Les dejamos a continuación esta columna del miembro de nuestro directorio Cristóbal Aguilera publicada el 29 de enero en Controversia.
Hace unos días leí un tuit de una candidata a la Convención Constituyente que decía lo siguiente sobre la maternidad: «la maternidad será elegida, deseada y preparada o no será«. La frase condensa muy bien el anhelo soberanista que tiene capturada a nuestra cultura. Todo aquello que no es obra de nuestra voluntad, que no es querido y escogido expresamente por nosotros, puede ser deliberadamente desechado, aunque se trate de un niño que aún no ha nacido. La autonomía de la voluntad o, para decirlo con todas sus letras, el individualismo egoísta, se erige, así, como el principal principio y valor político y moral.
La frase, obviamente, busca justificar el aborto libre. El propósito es el siguiente: que las mujeres embarazadas puedan abortar a sus hijos sin ninguna barrera que se los impida. Si no quieren que nazcan, porque sencillamente no los desean, entonces el Estado debe permitirles (y facilitarles) acabar directamente con sus vidas.
Olvidan, sin embargo, una verdad ineludible: que la maternidad no se origina con el nacimiento, y que un hijo muerto en el vientre no borra la marca de dicha maternidad (como tampoco el abandono borra la marca de la paternidad). Se puede elegir abortar o no, pero no se puede elegir dejar de ser madre o padre de un hijo abortado (o abandonado). Y es que la naturaleza impone límites que son inquebrantables, por más esfuerzos que se hagan por negarlos o transgredirlos (esto lo saben mejor que nadie las mujeres que han cargado toda su vida, y muchas veces sin poder encontrar consuelo, con el peso de haber abortado un hijo).

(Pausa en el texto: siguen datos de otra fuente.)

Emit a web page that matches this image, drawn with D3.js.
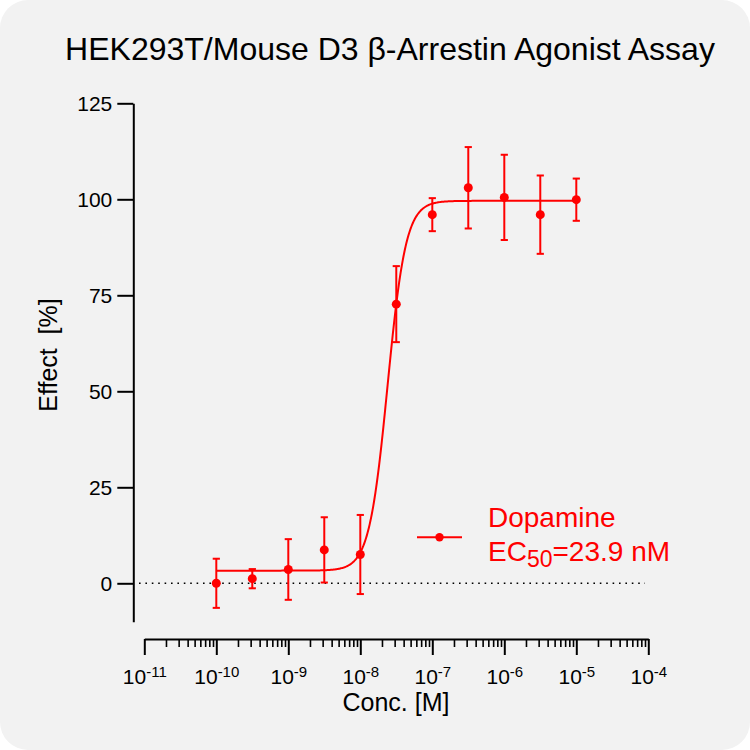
<!DOCTYPE html>
<html>
<head>
<meta charset="utf-8">
<script src="https://cdn.jsdelivr.net/npm/d3@7"></script>
<style>
  html, body { margin: 0; padding: 0; background: #ffffff; }
  svg { display: block; font-family: "Liberation Sans", Arial, sans-serif; }
</style>
</head>
<body>
<svg id="chart" width="750" height="750"></svg>
<script>
// ---- data ----
const concentrations = [1e-10, 3.16e-10, 1e-9, 3.16e-9, 1e-8, 3.16e-8, 1e-7, 3.16e-7, 1e-6, 3.16e-6, 1e-5];
const effectMean = [0.0, 1.2, 3.6, 8.7, 7.5, 72.7, 96.0, 103.0, 100.5, 96.0, 99.9];
const effectErr  = [6.4, 2.5, 7.9, 8.5, 10.3, 9.9, 4.3, 10.6, 11.1, 10.2, 5.5];
// fitted 4-parameter logistic curve parameters
const fitBottom = 3.3;
const fitTop = 99.6;
const fitEC50 = 23.9e-9;
const fitHill = 3.4;
const fitRange = [1e-10, 1e-5];
const yTickValues = [0, 25, 50, 75, 100, 125];
const xMajorExponents = [-11, -10, -9, -8, -7, -6, -5, -4];
const seriesName = "Dopamine";
const ec50Label = "=23.9 nM";

const red = "#ff0000";
const svg = d3.select("#chart");

svg.append("rect")
  .attr("x", 0).attr("y", 0).attr("width", 750).attr("height", 750)
  .attr("rx", 28).attr("ry", 28)
  .attr("fill", "#f2f2f2");

const x = d3.scaleLog().domain([1e-11, 1e-4]).range([144.3, 648.3]);
const y = d3.scaleLinear().domain([-10, 125]).range([621.7, 103.3]);

// title
svg.append("text")
  .attr("x", 390).attr("y", 60)
  .attr("text-anchor", "middle")
  .attr("font-size", 32)
  .attr("fill", "#000")
  .text("HEK293T/Mouse D3 β-Arrestin Agonist Assay");

// y axis
const yAxisG = svg.append("g")
  .attr("transform", "translate(133.3,0)")
  .call(d3.axisLeft(y).tickValues(yTickValues).tickSize(16).tickSizeOuter(0).tickPadding(5));
yAxisG.select(".domain").attr("stroke", "#000").attr("stroke-width", 2);
yAxisG.selectAll(".tick line").attr("stroke", "#000").attr("stroke-width", 2);
yAxisG.selectAll(".tick text")
  .attr("font-size", 21)
  .attr("font-family", "Liberation Sans, Arial, sans-serif")
  .attr("fill", "#000");

// x axis: major ticks
const majorVals = xMajorExponents.map(e => Math.pow(10, e));
const minorVals = [];
for (let e = -11; e < -4; e++) {
  for (let m = 2; m <= 9; m++) minorVals.push(m * Math.pow(10, e));
}
const xAxisG = svg.append("g")
  .attr("transform", "translate(0,639)")
  .call(d3.axisBottom(x).tickValues(majorVals).tickSize(16).tickSizeOuter(0).tickFormat(""));
xAxisG.select(".domain").attr("stroke", "#000").attr("stroke-width", 2);
xAxisG.selectAll(".tick line").attr("stroke", "#000").attr("stroke-width", 2);
xAxisG.selectAll(".tick text").remove();
xAxisG.selectAll(".tick").each(function(d, i) {
  const t = d3.select(this).append("text")
    .attr("y", 45.3)
    .attr("text-anchor", "middle")
    .attr("fill", "#000")
    .attr("font-size", 21);
  t.append("tspan").text("10");
  t.append("tspan").attr("font-size", 15).attr("dy", -7).text("-" + Math.abs(xMajorExponents[i]));
});

const xMinorG = svg.append("g")
  .attr("transform", "translate(0,639)")
  .call(d3.axisBottom(x).tickValues(minorVals).tickSize(8).tickSizeOuter(0).tickFormat(""));
xMinorG.select(".domain").remove();
xMinorG.selectAll(".tick line").attr("stroke", "#000").attr("stroke-width", 1.6);

// axis titles
svg.append("text")
  .attr("transform", "translate(57,355) rotate(-90)")
  .attr("text-anchor", "middle")
  .attr("font-size", 25)
  .attr("fill", "#000")
  .text("Effect\u00a0\u00a0[%]");

svg.append("text")
  .attr("x", 396).attr("y", 711)
  .attr("text-anchor", "middle")
  .attr("font-size", 25)
  .attr("fill", "#000")
  .text("Conc. [M]");

// zero dotted line
svg.append("line")
  .attr("x1", 139).attr("x2", 645)
  .attr("y1", y(0)).attr("y2", y(0))
  .attr("stroke", "#000").attr("stroke-width", 1.6)
  .attr("stroke-dasharray", "1.6,4.8");

// fitted curve
const logEC50 = Math.log10(fitEC50);
const curveX = d3.range(Math.log10(fitRange[0]), Math.log10(fitRange[1]) + 1e-9, 0.01);
const curveData = curveX.map(lx => ({
  c: Math.pow(10, lx),
  v: fitBottom + (fitTop - fitBottom) / (1 + Math.pow(10, fitHill * (logEC50 - lx)))
}));
svg.append("path")
  .datum(curveData)
  .attr("fill", "none")
  .attr("stroke", red)
  .attr("stroke-width", 2)
  .attr("d", d3.line().x(d => x(d.c)).y(d => y(d.v)));

// error bars and points
const pts = concentrations.map((c, i) => ({ c, v: effectMean[i], e: effectErr[i] }));
const eb = svg.append("g").attr("stroke", red).attr("stroke-width", 2);
pts.forEach(p => {
  const cx = x(p.c);
  eb.append("line").attr("x1", cx).attr("x2", cx).attr("y1", y(p.v - p.e)).attr("y2", y(p.v + p.e));
  eb.append("line").attr("x1", cx - 3.6).attr("x2", cx + 3.6).attr("y1", y(p.v - p.e)).attr("y2", y(p.v - p.e));
  eb.append("line").attr("x1", cx - 3.6).attr("x2", cx + 3.6).attr("y1", y(p.v + p.e)).attr("y2", y(p.v + p.e));
});
svg.append("g").selectAll("circle")
  .data(pts).join("circle")
  .attr("cx", d => x(d.c)).attr("cy", d => y(d.v))
  .attr("r", 4.5).attr("fill", red);

// legend
svg.append("line")
  .attr("x1", 417).attr("x2", 462).attr("y1", 537.3).attr("y2", 537.3)
  .attr("stroke", red).attr("stroke-width", 2);
svg.append("circle").attr("cx", 439.5).attr("cy", 537.3).attr("r", 4.2).attr("fill", red);
svg.append("text")
  .attr("x", 488).attr("y", 527)
  .attr("font-size", 28).attr("fill", red)
  .text(seriesName);
const ecText = svg.append("text")
  .attr("x", 488).attr("y", 561)
  .attr("font-size", 28).attr("fill", red);
ecText.append("tspan").text("EC");
ecText.append("tspan").attr("font-size", 23).attr("dy", 6).text("50");
ecText.append("tspan").attr("dy", -6).text(ec50Label);
</script>
</body>
</html>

El aborto es de los crímenes más horrendos que puede existir. Y el sentido común se rebela permanentemente ante aquellos que, por estos días, buscan deshumanizar la maternidad del modo más burdo posible, que es intentando explicar que el hijo que no ha nacido no es un verdadero hijo. Nadie, en realidad, cree algo así. Puede ocurrir que uno se aliene a tal punto que pierda la conciencia de lo que está haciendo. Pero la realidad, de pronto, nos vuelve a golpear como una piedra en los dientes.
Por eso es que muchos médicos abortistas, luego de años de haber practicado cientos, miles de abortos, se convierten en activistas pro-vida (como le ocurrió a Bernard Nathanson). Y por eso, incluso gobiernos que han impulsado el aborto, tienen destellos de lucidez: el mismo Ministerio de Salud que presentó el proyecto de aborto durante la administración de la expresidenta Bachelet, impulsó una campaña para desincentivar el tabaquismo durante el embarazo con el mensaje: “si fumas, intoxicas a tu hijo”.
El individualismo nos nubla la visión de la realidad al hundirnos en nosotros mismos, y dificulta que aceptemos el hecho tan obvio de que los hijos son un regalo, el más grande que podemos recibir. La lógica soberanista es completamente ajena a esta esfera de la vida que llamamos paternidad y maternidad, que es pura donación gratuita.
Los padres saben esto. Han experimentado en carne propia lo que significa ponerse en el segundo, tercer, y hasta último lugar de prioridades (con todas las lágrimas, dolores y sacrificios que esto implica). Y lo saben, también, porque han hecho vida la verdad de aquella máxima según la cual la auténtica felicidad consiste en darse completamente a otro, no en buscarse a uno mismo.
Frente a los intentos de poner al individuo y sus deseos por sobre todas las cosas, hay una palabra muy potente en este mundo que constituye la principal piedra de tope de esta cultura individualista: “maternidad”. Es imposible poder comprender la maternidad (y paternidad) desde la lógica de la autonomía y la satisfacción de los propios deseos. El desafío cultural es, en cambio, volver a mirar la maternidad como un misterio insondable, que se trata de la transmisión y origen de una vida humana que nos convierte en padres y madres, ante lo cual nuestra primera reacción debería ser la gratitud y el homenaje.